Task 15 — Distinct substrings via prefix function (per-prefix)¶
Problem. Incrementally compute the number of distinct substrings of s as each character is appended, using the prefix function of the reversed growing prefix. For each new character, add len - max_border new distinct substrings, where max_border is the largest prefix-function value over reverse(current_prefix).
Input / Output spec. Read s; print the count of distinct substrings of the whole string.
Constraints. 1 ≤ |s| ≤ 2000 (the O(n²) prefix-function approach).
Hint. Appending c to a string of length L adds (L+1) - max(prefix_function(reverse(s' ))) distinct substrings, where s' is the new prefix.
Starter — Python.
def count_distinct_substrings(s):
total = 0
cur = ""
for c in s:
cur = c + cur # prepend to reuse reversed-prefix-function trick
pi = build_lps(cur)
total += len(cur) - (max(pi) if pi else 0)
return total
print(count_distinct_substrings("aba")) # 5: a, b, ab, ba, aba
(Provide Go and Java versions.)
Evaluation. "aba" → 5; "aaa" → 3 (a, aa, aaa); compare to a brute-force set of all substrings on small strings.

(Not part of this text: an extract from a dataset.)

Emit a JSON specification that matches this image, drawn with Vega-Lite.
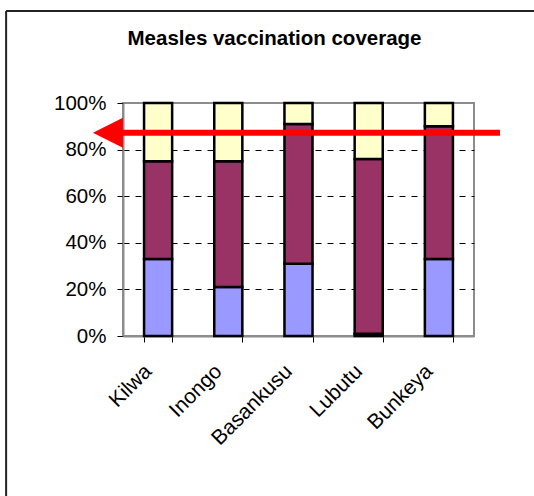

Evaluation Criteria (all tasks)¶
| Criterion | Requirement |
|---|---|
| Correctness | Matches the naive oracle / known answers on all provided and random tests. |
| Complexity | Beginner/Intermediate must be O(n + m) (or as stated); no hidden quadratic. |
| Overlap handling | Counting/search tasks must use j = lps[j-1] after a match, not j = 0. |
| Index correctness | Match start is i - m + 1; no off-by-one. |
| Edge cases | Empty pattern/text, pattern longer than text, single char, all-same chars handled. |
| Three languages | Working Go, Java, and Python solutions for every task. |
Progression Guide¶
- Beginner (1–5): master
buildLPSand the matcher; build your naive oracle first. - Intermediate (6–10): harvest the byproducts — period, repeated-pattern,
P#T, streaming, prefix counts. - Advanced (11–15): compose KMP into larger algorithms — palindrome prepend, automaton table, 2D search, distinct substrings.
Test every solution against the Task 5 naive oracle on thousands of random small-alphabet strings before submitting. A single overlap or off-by-one bug is the most common failure; differential testing catches it immediately.